The Flight of the Heron was adapted for BBC Radio twice, in 1944, starring Gordon Jackson as Ewen Cameron, and again in 1959, starring Bryden Murdoch as Cameron. Murdoch also starred in radio adaptations of the book's sequels, The Gleam in the North and The Dark Mile.
Sequel to Flight of the Heron, our hero is managing rather well in post-Culloden Highlands until he gets caught up again in the last gasps of the Jacobite Rising. A book of its era there are no graphic descriptions of the fate in store for convicted traitors... thank goodness!
This is a revelation to re-read as an adult. I had no idea that Broster was a brilliant historian (MA, Oxford) who really knew what she was talking about. These are amazing novels.
This is the second of Broster’s Jacobite trilogy. As in The Flight of the Heron it follows the fortunes of Ewen Cameron of Ardroy and also once more starts with a scene set at the Loch of the Eagle on his estate.
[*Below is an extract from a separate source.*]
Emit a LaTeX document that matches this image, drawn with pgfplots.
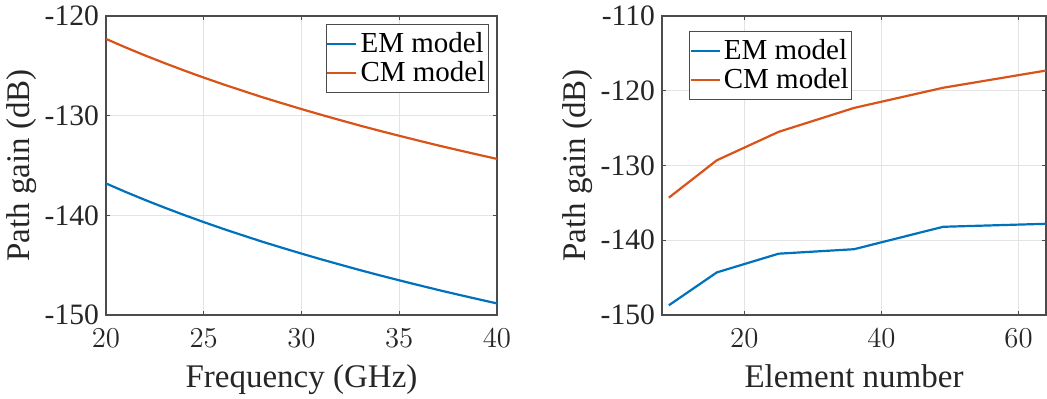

Ewen’s son Donald pushes his younger brother Keith into the loch as revenge for him throwing his favourite object, a sword hilt memento from the Battle of Culloden, into the loch. Ewen has to effect a rescue but Keith becomes ill and the local doctor is summoned but is on a call. Meanwhile Ewen’s cousin Archibald Cameron, still in the service of the young Pretender, Charles Edward Stuart, and so subject to government attainder, turns up at the house and, as a doctor himself, ministers to the child. When Doctor Kincaid arrives he surmises the Camerons’ visitor is indeed the wanted man and informs the authorities. So Ewen’s adventures begin once more, as he is taken in to Fort William to be questioned and eventually bust out.
In his peregrinations about the Western Highlands trying to avoid government soldiery Ewen comes across Viscount Aveling, half-brother of the Major Keith Windham whom he befriended in The Flight of the Heron and from whom he learns that Archibald Cameron’s whereabouts have been betrayed. In the process, though, he makes an enemy of Aveling. Trying to warn Archie, Ewen only ends up injured during his capture.
After convalescing, Ewen makes his way to London to attempt to secure Doctor Cameron’s release and one night rescues a gentleman from street thieves. This turns out to be Lord Stowe, Aveling’s father. Coincidences being stretched a mite too far here perhaps. The rest of the book is made up of Ewen’s encounters with Aveling’s mother, Jacobite turncoats and trying to intercede with the Duke of Argyll, a Campbell and so sworn enemy of the Camerons but the government’s man for Scottish affairs.
While not as immediate in its chronicling of historical events as was The Flight of the Heron Broster manages to keep the level of peril reasonably high. A description of the Aurora Borealis could be taken to be the gleam in the north of the book’s title, as well as an allusion to the residual glimmer of the hopes of the Stuart dynasty, but the aurora’s relatively quick disappearance “as if it had never been” does not, quite, apply to the ramifications of the 1745 Jacobite rising.
Sensitivity alert. In a piece of stereotyping racist to modern eyes, a black servant of Lord Stowe is named Sambo.